[Rows from a dataset of charts and code]
::::::
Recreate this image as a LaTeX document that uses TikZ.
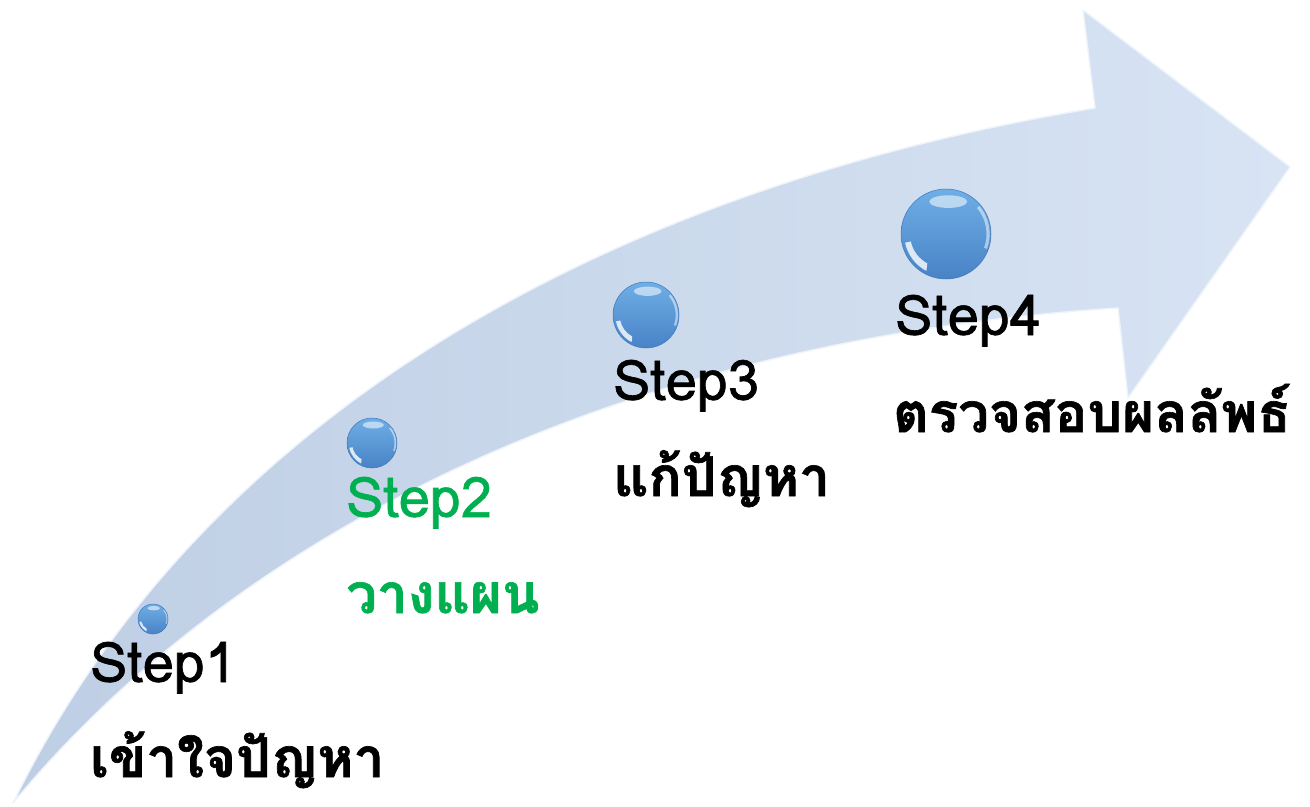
\documentclass[tikz,border=0pt]{standalone}
\usepackage{fontspec}
\newfontfamily\thaifont[Script=Thai, FakeBold=1.2]{Loma}
\usetikzlibrary{calc}
\definecolor{arrowlight}{HTML}{D8E4F4}
\definecolor{arrowdark}{HTML}{BECEE4}
\definecolor{bubtop}{HTML}{6FAEE6}
\definecolor{bubbot}{HTML}{4883C6}
\definecolor{bubedge}{HTML}{3E78BA}
\definecolor{stepgreen}{HTML}{00B050}
\tikzset{
  bubble/.style={circle, inner sep=0pt, draw=bubedge, line width=0.5pt, top color=bubtop, bottom color=bubbot},
  lbl/.style={anchor=base west, inner sep=0pt, font=\thaifont\fontsize{56}{60}\selectfont, text=black},
  thlbl/.style={lbl, font=\thaifont\bfseries\fontsize{55}{60}\selectfont},
  greenlbl/.style={lbl, text=stepgreen},
  greenthlbl/.style={thlbl, text=stepgreen}
}
\newcommand\mybubble[4]{%
  \node[bubble, minimum size=#4*2bp] (#1) at (#2,#3) {};
  \begin{scope}[shift={(#1.center)}, x=#4bp, y=-#4bp]
    \fill[white, opacity=0.55] (0.05,-0.72) ellipse (0.42 and 0.14);
    \fill[white, opacity=0.8] (118:0.93) arc (118:168:0.93) -- (168:0.8) arc (168:118:0.72) -- cycle;
    \fill[white, opacity=0.5] (-40:0.97) arc (-40:20:0.97) -- (20:0.9) arc (20:-40:0.9) -- cycle;
  \end{scope}}
\begin{document}
\begin{tikzpicture}[x=1bp, y=-1bp]
\useasboundingbox (0,0) rectangle (1310,806);
% arrow
\shade[left color=arrowdark, right color=arrowlight, draw=white!60!arrowlight, line width=1.5pt, line join=round]
  (13,803) .. controls (200,420) and (600,190) .. (1095,108)
  -- (1083,10) -- (1290,167) -- (1128,398) -- (1118,308)
  .. controls (620,340) and (240,530) .. (13,803) -- cycle;
% bubbles
\mybubble{b1}{153}{619}{15}
\mybubble{b2}{372}{443}{25}
\mybubble{b3}{646}{315}{33}
\mybubble{b4}{946}{234}{45}
% labels
\node[lbl] (s1) at (90,682) {Step1};
\node[thlbl] (t1) at (90,777) {เข้าใจปัญหา};
\node[greenlbl] (s2) at (346,517) {Step2};
\node[greenthlbl] (t2) at (346,613) {วางแผน};
\node[lbl] (s3) at (613,400) {Step3};
\node[thlbl] (t3) at (613,496) {แก้ปัญหา};
\node[lbl] (s4) at (895,335) {Step4};
\node[thlbl] (t4) at (893,432) {ตรวจสอบผลลัพธ์};
\end{tikzpicture}
\end{document}
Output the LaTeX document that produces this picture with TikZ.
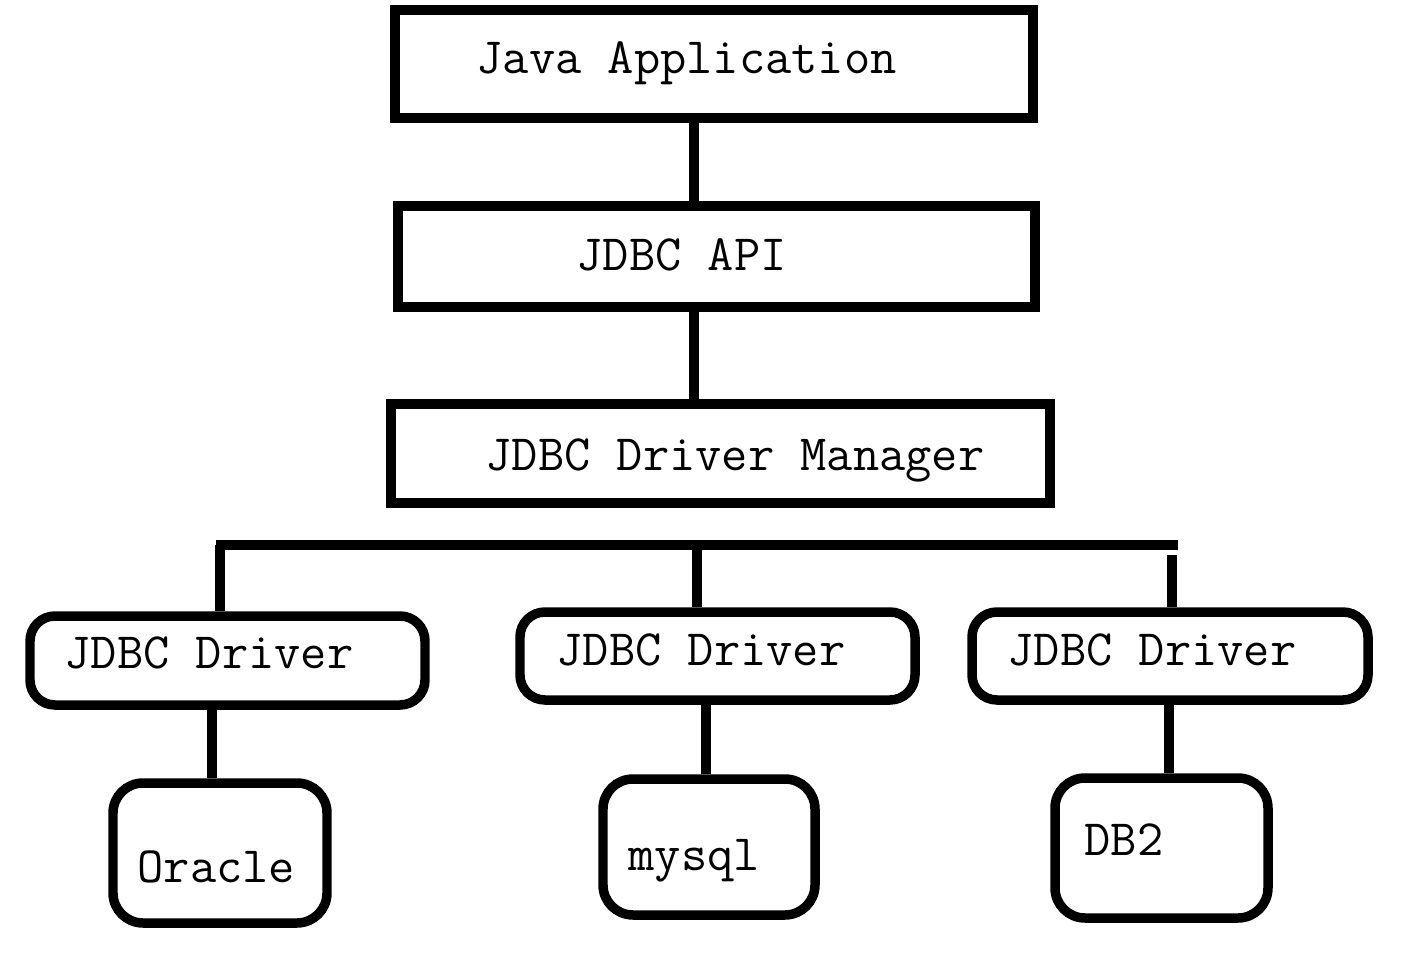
::::::
### Task instructions
Copy every entry word for word, but omit the pictures.

### Answer for this exercise
Recreate this image as a LaTeX document that uses TikZ.
\documentclass[tikz,border=0pt]{standalone}
\usepackage{fontspec}
\newfontfamily\thaifont[Script=Thai, FakeBold=1.2]{Loma}
\usetikzlibrary{calc}
\definecolor{arrowlight}{HTML}{D8E4F4}
\definecolor{arrowdark}{HTML}{BECEE4}
\definecolor{bubtop}{HTML}{6FAEE6}
\definecolor{bubbot}{HTML}{4883C6}
\definecolor{bubedge}{HTML}{3E78BA}
\definecolor{stepgreen}{HTML}{00B050}
\tikzset{
  bubble/.style={circle, inner sep=0pt, draw=bubedge, line width=0.5pt, top color=bubtop, bottom color=bubbot},
  lbl/.style={anchor=base west, inner sep=0pt, font=\thaifont\fontsize{56}{60}\selectfont, text=black},
  thlbl/.style={lbl, font=\thaifont\bfseries\fontsize{55}{60}\selectfont},
  greenlbl/.style={lbl, text=stepgreen},
  greenthlbl/.style={thlbl, text=stepgreen}
}
\newcommand\mybubble[4]{%
  \node[bubble, minimum size=#4*2bp] (#1) at (#2,#3) {};
  \begin{scope}[shift={(#1.center)}, x=#4bp, y=-#4bp]
    \fill[white, opacity=0.55] (0.05,-0.72) ellipse (0.42 and 0.14);
    \fill[white, opacity=0.8] (118:0.93) arc (118:168:0.93) -- (168:0.8) arc (168:118:0.72) -- cycle;
    \fill[white, opacity=0.5] (-40:0.97) arc (-40:20:0.97) -- (20:0.9) arc (20:-40:0.9) -- cycle;
  \end{scope}}
\begin{document}
\begin{tikzpicture}[x=1bp, y=-1bp]
\useasboundingbox (0,0) rectangle (1310,806);
% arrow
\shade[left color=arrowdark, right color=arrowlight, draw=white!60!arrowlight, line width=1.5pt, line join=round]
  (13,803) .. controls (200,420) and (600,190) .. (1095,108)
  -- (1083,10) -- (1290,167) -- (1128,398) -- (1118,308)
  .. controls (620,340) and (240,530) .. (13,803) -- cycle;
% bubbles
\mybubble{b1}{153}{619}{15}
\mybubble{b2}{372}{443}{25}
\mybubble{b3}{646}{315}{33}
\mybubble{b4}{946}{234}{45}
% labels
\node[lbl] (s1) at (90,682) {Step1};
\node[thlbl] (t1) at (90,777) {เข้าใจปัญหา};
\node[greenlbl] (s2) at (346,517) {Step2};
\node[greenthlbl] (t2) at (346,613) {วางแผน};
\node[lbl] (s3) at (613,400) {Step3};
\node[thlbl] (t3) at (613,496) {แก้ปัญหา};
\node[lbl] (s4) at (895,335) {Step4};
\node[thlbl] (t4) at (893,432) {ตรวจสอบผลลัพธ์};
\end{tikzpicture}
\end{document}
Output the LaTeX document that produces this picture with TikZ.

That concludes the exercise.